Opposition candidates have been registered for December  elections behind the banners of other political groups

Venezuela’s opposition has strongly denied its participation in the municipal election in December but it has presented candidates, who are hiding behind the banners of other political groups.

That has been the logic in the discourse of the so-called Mesa de la Unidad Democratica (MUD) over the past few days.

For example, on Tuesday, the MUD members, as well as organizations that criticize that alliance made up of opposition parties, registered candidates in all nine municipalities in the state of Lara, in central-western Venezuela, for the municipal election on December 10.

That information was contained in the list of the National Electoral Council (CNE), on which each candidate is identified by several parties for the December election.

Avanzada Progresista (AP), the party of former Lara Governor Henri Falcón, which belongs to the MUD, registered candidates in eight of nine municipalities in Lara.
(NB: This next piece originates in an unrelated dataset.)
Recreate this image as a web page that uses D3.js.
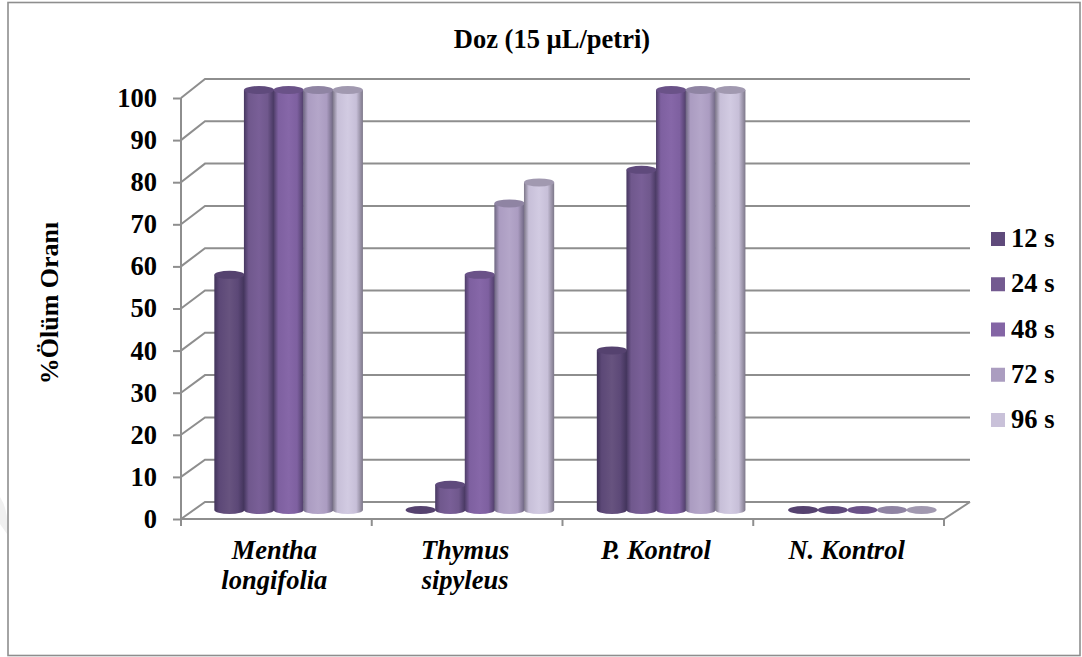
<!DOCTYPE html>
<html>
<head>
<meta charset="utf-8">
<script src="https://cdn.jsdelivr.net/npm/d3@7/dist/d3.min.js"></script>
<style>
  html, body { margin: 0; padding: 0; background: #fff; }
  svg { display: block; }
  text { font-family: "Liberation Serif", serif; font-weight: bold; fill: #000; }
</style>
</head>
<body>
<svg id="chart" width="1082" height="657"></svg>
<script>
// Mortality percentages per treatment and exposure time
const categories = ["Mentha longifolia", "Thymus sipyleus", "P. Kontrol", "N. Kontrol"];
const categoryLines = [["Mentha", "longifolia"], ["Thymus", "sipyleus"], ["P. Kontrol"], ["N. Kontrol"]];
const series = ["12 s", "24 s", "48 s", "72 s", "96 s"];
const values12 = [56, 0, 38, 0];
const values24 = [100, 6, 81, 0];
const values48 = [100, 56, 100, 0];
const values72 = [100, 73, 100, 0];
const values96 = [100, 78, 100, 0];
const seriesValues = [values12, values24, values48, values72, values96];
const yTicks = [0, 10, 20, 30, 40, 50, 60, 70, 80, 90, 100];

// Colour sets: body edge, body mid tone, body highlight, cap, legend swatch
const bodyEdge = ["#41335a", "#463760", "#4e3d68", "#6d6580", "#7d7789"];
const bodyMid = ["#5c4877", "#70588d", "#7e60a0", "#ab9cc1", "#c7bfd8"];
const bodyLight = ["#67537f", "#795f97", "#8667a8", "#b4a6c9", "#d2cbe2"];
const capFill = ["#55426f", "#5f4a7c", "#6a5288", "#8f84a3", "#a199b0"];
const swatch = ["#5f4a7b", "#735a90", "#8465a5", "#ab9dc0", "#c9c1d9"];

const axisColor = "#8e8e8e";
const svg = d3.select("#chart");

// Frame around the figure and the faint mark beyond its left edge
svg.append("path")
  .attr("d", "M0,497 Q9,510 7,534 L0,524 Z")
  .attr("fill", "#f0f0f0");
svg.append("rect")
  .attr("x", 8).attr("y", 2.5)
  .attr("width", 1072).attr("height", 653)
  .attr("fill", "#fff").attr("stroke", axisColor).attr("stroke-width", 1.6);

// Oblique projection: front plane, back wall and the plane holding the cylinders
const yFront = d3.scaleLinear().domain([0, 100]).range([519, 98]);
const yBack = d3.scaleLinear().domain([0, 100]).range([502, 79]);
const yBar = d3.scaleLinear().domain([0, 100]).range([510, 90]);
const xFront = d3.scaleBand().domain(categories).range([181, 944]);
const xBars = d3.scaleBand().domain(categories).range([193, 958]);
const xSeries = d3.scaleBand().domain(series).range([-74, 74]);
const backLeft = 205, backRight = 970;
const capRy = 4;

// Gradients that give each cylinder its rounded shading
const defs = svg.append("defs");
series.forEach((s, i) => {
  const g = defs.append("linearGradient")
    .attr("id", "cyl" + i)
    .attr("x1", 0).attr("x2", 1).attr("y1", 0).attr("y2", 0);
  [[0, bodyEdge[i]], [0.16, bodyMid[i]], [0.5, bodyLight[i]], [0.78, bodyMid[i]], [1, bodyEdge[i]]]
    .forEach(([o, c]) => g.append("stop").attr("offset", o).attr("stop-color", c));
});

// Wall gridlines with their diagonals, drawn behind the cylinders
const grid = svg.append("g").attr("fill", "none").attr("stroke", axisColor).attr("stroke-width", 2);
grid.selectAll("path.wall")
  .data(yTicks)
  .join("path")
  .attr("class", "wall")
  .attr("d", d => `M181,${yFront(d)}L${backLeft},${yBack(d)}L${backRight},${yBack(d)}`);
grid.append("path")
  .attr("d", `M${backRight},${yBack(0)}L944,${yFront(0)}L181,${yFront(0)}`);

// Front value axis and category axis
const yAxis = svg.append("g")
  .attr("transform", "translate(181,0)")
  .call(d3.axisLeft(yFront).tickValues(yTicks).tickSize(8).tickPadding(16).tickSizeOuter(0));
yAxis.select(".domain").attr("stroke", axisColor).attr("stroke-width", 2)
  .attr("d", `M0,${yFront(100)}V526`);
yAxis.selectAll(".tick line").attr("stroke", axisColor).attr("stroke-width", 2);
yAxis.selectAll(".tick text")
  .style("font-family", '"Liberation Serif", serif')
  .style("font-weight", "bold")
  .style("font-size", "26.5px")
  .attr("fill", "#000");

const catEdges = categories.map(c => xFront(c)).concat(xFront.range()[1]);
svg.append("g").selectAll("line")
  .data(catEdges.slice(1))
  .join("line")
  .attr("x1", d => d).attr("x2", d => d)
  .attr("y1", yFront(0)).attr("y2", 526)
  .attr("stroke", axisColor).attr("stroke-width", 2);

// Cylinders, left to right so each overlaps its left neighbour
const marks = categories.flatMap((c, ci) => series.map((s, si) => ({ c, s, si, v: seriesValues[si][ci] })));
const bw = xSeries.bandwidth() + 0.6;
const bars = svg.append("g").selectAll("g").data(marks).join("g")
  .attr("transform", d => `translate(${xBars(d.c) + xBars.bandwidth() / 2 + xSeries(d.s) - 0.3},0)`);
bars.filter(d => d.v > 0).append("path")
  .attr("fill", d => `url(#cyl${d.si})`)
  .attr("d", d => `M0,${yBar(d.v)}V${yBar(0)}A${bw / 2},${capRy} 0 0 0 ${bw},${yBar(0)}V${yBar(d.v)}Z`);
bars.append("ellipse")
  .attr("cx", bw / 2).attr("cy", d => yBar(d.v))
  .attr("rx", bw / 2).attr("ry", capRy)
  .attr("fill", d => capFill[d.si]);

// Category labels
const labels = svg.append("g").attr("text-anchor", "middle")
  .style("font-style", "italic").style("font-size", "26.5px");
categories.forEach((c, i) => {
  labels.append("text")
    .attr("x", xFront(c) + xFront.bandwidth() / 2 - 2)
    .selectAll("tspan").data(categoryLines[i]).join("tspan")
    .attr("x", xFront(c) + xFront.bandwidth() / 2 - 2)
    .attr("y", (d, j) => 559 + j * 30)
    .text(d => d);
});

// Title and value-axis label
svg.append("text").attr("x", 552).attr("y", 48)
  .attr("text-anchor", "middle").style("font-size", "26.5px").text("Doz (15 µL/petri)");
svg.append("text")
  .attr("transform", "translate(58,303) rotate(-90)")
  .attr("text-anchor", "middle").style("font-size", "26px").text("%Ölüm Oranı");

// Legend
const legendY = d3.scalePoint().domain(series).range([239, 420]);
const legend = svg.append("g").selectAll("g").data(series).join("g")
  .attr("transform", d => `translate(991,${legendY(d)})`);
legend.append("rect")
  .attr("x", 0).attr("y", -7).attr("width", 14).attr("height", 14)
  .attr("fill", (d, i) => swatch[i]);
legend.append("text")
  .attr("x", 20).attr("y", 8)
  .style("font-size", "26.5px").text(d => d);
</script>
</body>
</html>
Other parties like Copei, which has split from the MUD, will be represented in the election by Leonardo Torres (Iribarren), Henry Camacaro (Jiménez), Constantino Montesinos (Morán) and Orlando Rodríguez (Torres).
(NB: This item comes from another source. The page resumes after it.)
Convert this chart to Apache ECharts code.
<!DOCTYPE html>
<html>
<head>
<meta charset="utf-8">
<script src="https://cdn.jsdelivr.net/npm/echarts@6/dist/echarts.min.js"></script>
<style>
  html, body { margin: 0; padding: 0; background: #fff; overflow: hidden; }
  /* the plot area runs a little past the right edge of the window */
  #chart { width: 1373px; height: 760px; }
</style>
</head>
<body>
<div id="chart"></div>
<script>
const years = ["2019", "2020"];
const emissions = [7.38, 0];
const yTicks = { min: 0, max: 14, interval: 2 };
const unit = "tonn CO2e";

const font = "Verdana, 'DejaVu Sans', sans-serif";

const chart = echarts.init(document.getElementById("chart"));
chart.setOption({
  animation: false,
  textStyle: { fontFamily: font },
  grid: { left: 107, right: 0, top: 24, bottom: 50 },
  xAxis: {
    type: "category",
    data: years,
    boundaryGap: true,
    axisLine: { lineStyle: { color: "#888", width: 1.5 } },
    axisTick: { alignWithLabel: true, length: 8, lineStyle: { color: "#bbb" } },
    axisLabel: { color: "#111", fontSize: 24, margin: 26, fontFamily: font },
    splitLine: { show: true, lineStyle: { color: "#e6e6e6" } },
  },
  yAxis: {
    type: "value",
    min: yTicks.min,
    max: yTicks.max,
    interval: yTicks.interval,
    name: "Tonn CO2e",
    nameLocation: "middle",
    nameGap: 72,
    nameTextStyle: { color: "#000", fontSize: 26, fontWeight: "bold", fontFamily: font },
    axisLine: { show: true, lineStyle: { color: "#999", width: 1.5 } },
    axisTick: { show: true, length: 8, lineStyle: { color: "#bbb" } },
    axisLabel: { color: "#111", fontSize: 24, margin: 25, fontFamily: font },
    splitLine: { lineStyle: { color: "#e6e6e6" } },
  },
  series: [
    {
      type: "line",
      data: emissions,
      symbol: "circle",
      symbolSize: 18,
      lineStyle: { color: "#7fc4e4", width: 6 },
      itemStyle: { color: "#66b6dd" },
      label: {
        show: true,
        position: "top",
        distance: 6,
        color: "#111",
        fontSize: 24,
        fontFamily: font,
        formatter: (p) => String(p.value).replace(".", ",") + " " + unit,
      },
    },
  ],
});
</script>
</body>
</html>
The so-called Nueva Visión para Mi País (NUVIPA), a movement that identifies itself as Christian, registered candidates in seven municipalities in Lara: Emilia Piña (Iribarren), Neiel Méndez (Crespo), Adán Fernández (Jiménez), Tony Salas (Palavecino), Jesús Pérez (Torres), Melquíades Rojas (Urdaneta) and Alejandro Mújica (Andrés Eloy Blanco).

Another example of the contradictions within the MUD was evident on Tuesday, when the parties Voluntad Popular and Primero Justicia rejected the candidacy of Manuel Rosales for the governorate of Zulia, who was supported by Un Nuevo Tiempo, another opposition group.

Meanwhile and despite the MUD’s maneuvers, the United Socialist Party of Venezuela (PSUV) is tuning up its machinery to win the election in the country’s 335 town halls, according to the organization’s spokesman, Freddy Bernal.